“Julius Caesar,” one of Shakespeare’s most-produced plays, has been a hot news topic these past few weeks. In case you missed it, here’s why: The Public Theater production of the play in New York City was subjected to such a firestorm of criticism from right-wing media outlets that two of the production’s sponsors (Delta Airlines and Bank of America) pulled their financial support. Protesters interrupted performances. Director Oskar Eustis received death threats.
Why the sudden fuss over a play already performed hundreds of times in theaters across America for centuries? Because in this recent production, the title character — famously assassinated — was portrayed as Donald Trump.
Ironically, the story does not glamorize or approve of Caesar’s assassination. Once he’s killed, Rome descends into deadly chaos. The play is not a provocation to violence against a leader, but a cautionary tale about such violence. A few years ago, the Guthrie Theatre in Chicago did the play with Caesar portrayed as Barack Obama, and nobody complained.
There are other productions of “Julius Caesar” staged this summer across America. All of them are feeling the reverberations of what happened with the Public.
This includes the Martha’s Vineyard Playhouse production at the Tisbury Amphitheater. But our local “Julius Caesar” is taking a far more original turn than the Public’s: It is performed entirely by women.
“Julius Caesar” is possibly Shakespeare’s most male-dominated work. There are only two female characters, wives who appear in brief supporting roles. All other characters are warriors or politicians, in a society where women could be neither.
“We don’t need to justify it,” says director Brooke Hardman Ditchfield. “We are doing this because we can, and that’s important.” While she does not see Trump as a stand-in for Caesar, she was still dismayed by what he represented. “What put me over the edge was the blatant ease with which the candidate spoke of sexual assault. I didn’t like feeling like I was powerless because of my gender, and I needed to do something about it. I wondered: If the job of art is to reflect back to society what we see as artists, what do I do with my profession?”
She met with Chelsea McCarthy (who is playing Cassius, Caesar’s chief antagonist) and almost immediately realized she wanted to tell a story full of strong women.

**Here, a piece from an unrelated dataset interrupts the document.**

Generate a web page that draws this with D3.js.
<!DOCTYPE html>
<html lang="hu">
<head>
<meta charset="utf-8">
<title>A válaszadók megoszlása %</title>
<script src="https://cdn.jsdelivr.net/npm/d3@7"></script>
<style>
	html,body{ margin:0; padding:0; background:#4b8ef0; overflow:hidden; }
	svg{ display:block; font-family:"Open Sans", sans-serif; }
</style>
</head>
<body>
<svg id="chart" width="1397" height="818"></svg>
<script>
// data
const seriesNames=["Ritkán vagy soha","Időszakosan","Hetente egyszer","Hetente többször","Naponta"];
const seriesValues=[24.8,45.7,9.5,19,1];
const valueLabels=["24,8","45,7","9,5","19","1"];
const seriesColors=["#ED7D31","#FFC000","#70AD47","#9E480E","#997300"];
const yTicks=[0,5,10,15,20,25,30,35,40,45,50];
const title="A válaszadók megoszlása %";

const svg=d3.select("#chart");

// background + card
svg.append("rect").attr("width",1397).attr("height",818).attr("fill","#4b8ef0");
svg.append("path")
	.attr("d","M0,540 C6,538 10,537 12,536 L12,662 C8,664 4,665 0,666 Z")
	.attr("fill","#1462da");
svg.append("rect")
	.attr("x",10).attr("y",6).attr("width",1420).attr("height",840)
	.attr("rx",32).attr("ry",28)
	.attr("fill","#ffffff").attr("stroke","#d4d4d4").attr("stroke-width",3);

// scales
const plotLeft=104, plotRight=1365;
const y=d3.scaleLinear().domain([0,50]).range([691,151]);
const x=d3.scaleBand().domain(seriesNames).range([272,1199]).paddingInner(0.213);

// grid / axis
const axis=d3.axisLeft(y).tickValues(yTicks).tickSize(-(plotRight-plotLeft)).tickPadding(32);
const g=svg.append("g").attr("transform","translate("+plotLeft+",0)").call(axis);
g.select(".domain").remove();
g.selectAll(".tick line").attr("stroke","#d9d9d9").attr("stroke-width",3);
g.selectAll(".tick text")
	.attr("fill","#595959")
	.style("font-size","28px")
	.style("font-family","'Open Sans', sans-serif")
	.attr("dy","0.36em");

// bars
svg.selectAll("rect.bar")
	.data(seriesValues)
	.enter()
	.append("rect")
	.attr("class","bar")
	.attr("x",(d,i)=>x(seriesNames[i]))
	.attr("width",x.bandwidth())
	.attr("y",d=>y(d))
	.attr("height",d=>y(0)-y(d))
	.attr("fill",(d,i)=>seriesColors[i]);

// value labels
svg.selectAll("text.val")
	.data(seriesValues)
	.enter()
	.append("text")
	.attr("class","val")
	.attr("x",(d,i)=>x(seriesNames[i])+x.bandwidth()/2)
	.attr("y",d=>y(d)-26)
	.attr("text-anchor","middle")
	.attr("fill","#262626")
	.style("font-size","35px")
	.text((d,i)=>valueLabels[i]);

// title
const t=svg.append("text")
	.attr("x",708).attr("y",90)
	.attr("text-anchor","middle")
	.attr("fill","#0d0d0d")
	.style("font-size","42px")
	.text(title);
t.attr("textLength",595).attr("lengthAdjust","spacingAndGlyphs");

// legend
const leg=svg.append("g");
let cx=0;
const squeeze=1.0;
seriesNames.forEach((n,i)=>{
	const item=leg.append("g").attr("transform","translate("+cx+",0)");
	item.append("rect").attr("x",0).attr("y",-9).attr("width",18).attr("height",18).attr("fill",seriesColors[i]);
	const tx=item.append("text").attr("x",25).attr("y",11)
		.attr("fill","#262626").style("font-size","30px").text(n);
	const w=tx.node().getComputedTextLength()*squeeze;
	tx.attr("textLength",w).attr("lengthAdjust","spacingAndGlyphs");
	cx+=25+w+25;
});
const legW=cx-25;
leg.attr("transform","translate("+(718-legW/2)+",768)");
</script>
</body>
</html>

She approached MJ Bruder Munafo, the playhouse’s artistic director, who immediately said yes to the all-woman proposal.
How does a troupe of female performers even begin to access that level of masculinity? “We’re having to really shift our core,” says Amy Sabin Barrow, who plays Brutus, the moral center of the play. Ms. Hardman Ditchfield has been working with the women to speak from the lower register of their voices, and move more like men do. “Men move fearlessly through space in a way women rarely have the privilege of doing,” she said.
“Men don’t apologize for the space they take up,” agrees actor Ellie Brelis, who plays both Portia and Octavius. “Doing this helps me realize how much I shrink in my daily life, even how much space I take up on the bus. I’m really honored that I can do this play — not only to do it, but also because it’s awesome to be surrounded by a kick-ass group of women every day.”
“This group is so beautiful,” agrees Liz Hartford (playing the Soothsayer and others). “I’ve been here 10 years, people have come and gone, and now it’s a fantastic group of women, it feels like we’ve put the amphitheater on a new level.”
The entire troupe shares this appreciation, and it may account for the secret weapon of an all-female cast: There is tremendous female bonding, especially for the several artists who have been working together for a decade or longer. This is an efficient, powerful stand-in for the camaraderie of soldiers in the field. These women all have each other’s backs.
Says Ms. McCarthy: “This production is another example in a long series, of a growing troupe associated with the playhouse. The troupe includes Brooke, Amy, Scott [Barrow, artistic associate at the Playhouse and Julius Caesar’s fight choreographer], Sasha [London-Thompson, director of last year’s “Much Ado About Nothing”], Liz, and others. Sometimes this person is a director and that one is an actor, then it switches, or this one might be the babysitter for that one’s kids, or that one’s teacher. The roles keep changing, but the players remain the same. Everybody is loving and generous enough to completely allow each transmutation.”
Lest prospective audience members think a female Caesar is a softer, safer Caesar, be advised: While all ages are welcome to attend, the show is strongly suggested for an audience age 10 or older.
“Julius Caesar” will be performed July 12 to August 12, Wednesday through Saturday, at 5 pm at the Tisbury Amphitheater. Cash-only tickets are $20 and available at the door.